Le programme du président Andry Rajoelina, qui repose notamment sur l’industrie et le tourisme, se heurte à la résistance d’habitants qui craignent d’être expropriés.

A quelques kilomètres d’Antananarivo, dans la commune rurale d’Ambohitrimanjaka, la colère gronde. Samedi 19 octobre, ils sont une petite cinquantaine à manifester contre « Tana Masoandro »(la « ville soleil »). Cette ville nouvelle, qui devrait être bâtie sur 1 000 hectares de culture, est l’un des projets phares du président malgache, Andry Rajoelina. Un moyen, à ses yeux, de désengorger la capitale, saturée par la pression démographique. Tana Masoandro pourrait accueillir 300 000 habitants une fois que ce projet pharaonique aura exproprié les riverains et remblayé les rizières.
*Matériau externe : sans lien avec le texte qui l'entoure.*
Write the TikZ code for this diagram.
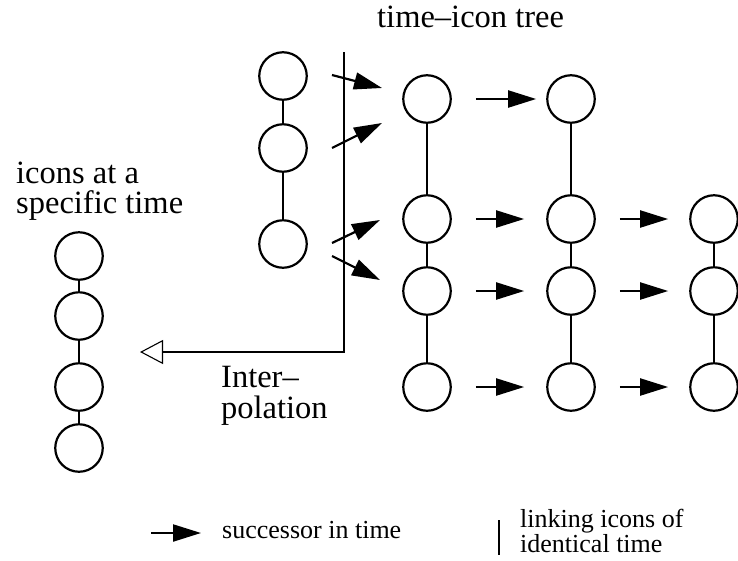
\documentclass[tikz,border=0pt]{standalone}
\usepackage{fontspec}
\setmainfont{Liberation Serif}
\usetikzlibrary{arrows.meta}
\begin{document}
\begin{tikzpicture}[x=1pt,y=-1pt,
  icon/.style={circle,draw,line width=2.2pt,minimum size=47.5pt,inner sep=0pt},
  link/.style={line width=2.2pt},
  thinlink/.style={line width=1.2pt},
  succ/.style={line width=2.2pt,-{Triangle[length=28pt,width=17pt]}},
  interp/.style={line width=1.1pt,-{Triangle[open,length=23pt,width=24pt]}},
  big/.style={font=\fontsize{32.5}{32.5}\selectfont,inner sep=0pt,anchor=base west},
  small/.style={font=\fontsize{26}{26}\selectfont,inner sep=0pt,anchor=base west}]
\useasboundingbox (0,0) rectangle (738,560);

% small tree
\node[icon] (s1) at (283,76) {};
\node[icon] (s2) at (283,148) {};
\node[icon] (s3) at (283,244) {};
\draw[link] (s1) -- (s2);
\draw[link] (s2) -- (s3);

% main tree
\node[icon] (a1) at (427,99) {};
\node[icon] (a2) at (427,219) {};
\node[icon] (a3) at (427,291) {};
\node[icon] (a4) at (427,387) {};
\node[icon] (b1) at (571,99) {};
\node[icon] (b2) at (571,219) {};
\node[icon] (b3) at (571,291) {};
\node[icon] (b4) at (571,387) {};
\node[icon] (c2) at (714,219) {};
\node[icon] (c3) at (714,291) {};
\node[icon] (c4) at (714,387) {};
\draw[link] (a1) -- (a2);
\draw[link] (a2) -- (a3);
\draw[link] (a3) -- (a4);
\draw[link] (b1) -- (b2);
\draw[link] (b2) -- (b3);
\draw[link] (b3) -- (b4);
\draw[link] (c2) -- (c3);
\draw[link] (c3) -- (c4);

% successor arrows
\draw[succ,shorten <=24pt,shorten >=10pt] (a1) -- (b1);
\draw[succ,shorten <=24pt,shorten >=22pt] (a2) -- (b2);
\draw[succ,shorten <=24pt,shorten >=22pt] (a3) -- (b3);
\draw[succ,shorten <=24pt,shorten >=22pt] (a4) -- (b4);
\draw[succ,shorten <=24pt,shorten >=21pt] (b2) -- (c2);
\draw[succ,shorten <=24pt,shorten >=21pt] (b3) -- (c3);
\draw[succ,shorten <=24pt,shorten >=21pt] (b4) -- (c4);

% diagonal arrows from small tree into main tree
\coordinate (d1s) at (332,75);  \coordinate (d1e) at (382,88);
\coordinate (d2s) at (332,148); \coordinate (d2e) at (382,123);
\coordinate (d3s) at (332,243); \coordinate (d3e) at (380,220);
\coordinate (d4s) at (332,256); \coordinate (d4e) at (380,280);
\draw[succ] (d1s) -- (d1e);
\draw[succ] (d2s) -- (d2e);
\draw[succ] (d3s) -- (d3e);
\draw[succ] (d4s) -- (d4e);

% left column
\node[icon] (l1) at (79,256) {};
\node[icon] (l2) at (79,316) {};
\node[icon] (l3) at (79,387) {};
\node[icon] (l4) at (79,448) {};
\draw[thinlink] (l1) -- (l2);
\draw[thinlink] (l2) -- (l3);
\draw[thinlink] (l3) -- (l4);

% interpolation
\coordinate (ip1) at (344,52);
\coordinate (ip2) at (140,352);
\draw[interp] (ip1) |- (ip2);

% texts
\node[big] (title) at (377,27) {time--icon tree};
\node[big] (lt1) at (16,183) {icons at a};
\node[big] (lt2) at (16,213) {specific time};
\node[big] (it1) at (221,387) {Inter--};
\node[big] (it2) at (221,418) {polation};

% legend
\coordinate (lg1) at (151,533);
\coordinate (lg2) at (201,533);
\draw[succ] (lg1) -- (lg2);
\node[small] (lgt) at (222,538) {successor in time};
\coordinate (lk1) at (499,520);
\coordinate (lk2) at (499,555);
\draw[thinlink] (lk1) -- (lk2);
\node[small] (lkt1) at (520,527) {linking icons of};
\node[small] (lkt2) at (520,552) {identical time};
\end{tikzpicture}
\end{document}
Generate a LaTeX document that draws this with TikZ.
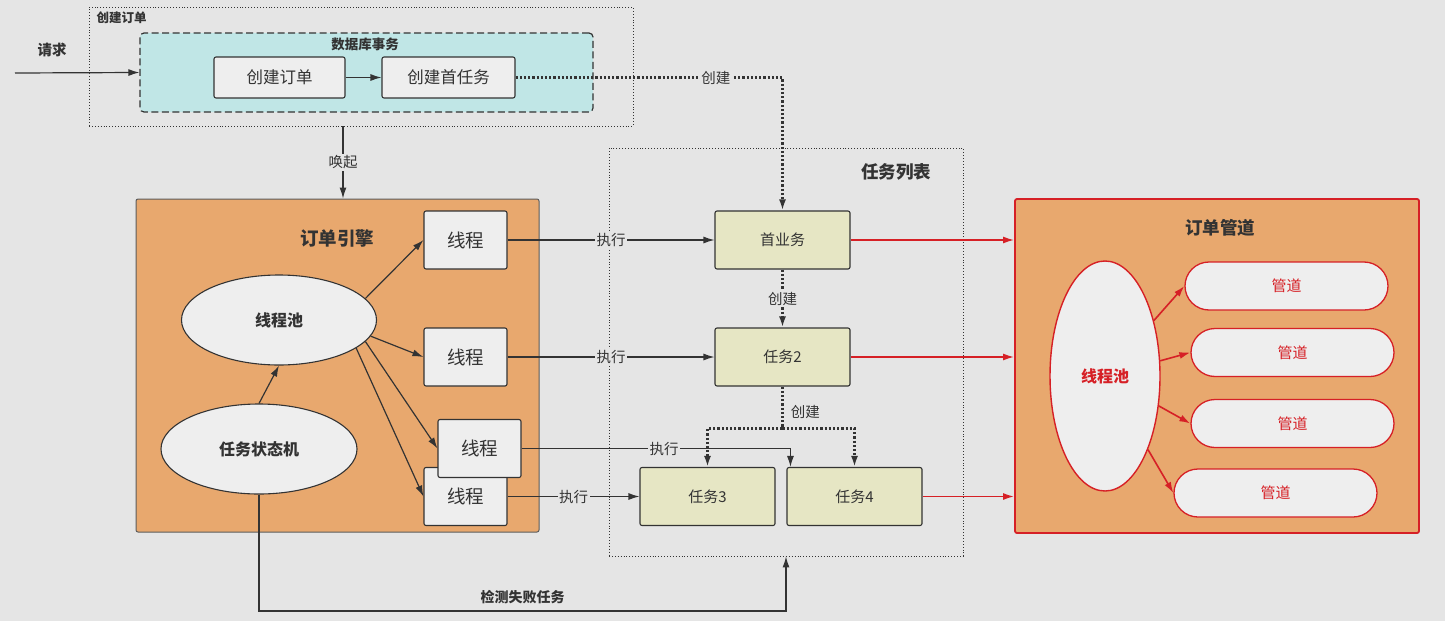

« Il nous a trahis ! », s’étrangle Laurette, qui manifeste chaque semaine depuis fin septembre sur la digue de terre pourpre qui sépare ses parcelles de la route. Jeudi 16 octobre, la protestation s’est muée en affrontement avec la gendarmerie, faisant un blessé grave parmi les forces de l’ordre. A 62 ans, Laurette continue de dire sa colère et de cultiver sa rizière non loin d’Ambohitrimanjaka, où sa famille vit depuis plusieurs générations. « J’ai voté Rajoelina, poursuit-elle. Je ne suis pas contre cette ville nouvelle, mais pas chez nous ! C’est la terre de nos ancêtres : que nous reste-t-il reste après ? »Elle marque une pause, le visage crispé sous les volutes de poussière. « Rien. »

Un « nouveau Miami »

Tana Masoandro n’est pas l’unique projet de ville nouvelle du président de la République. D’autres sont prévus pour l’année 2020. Andry Rajoelina avait même promis un « nouveau Miami » pendant la campagne présidentielle. Autant de potentielles « villes radieuses » au design futuriste et flamboyant qui contrastent avec le paysage actuel.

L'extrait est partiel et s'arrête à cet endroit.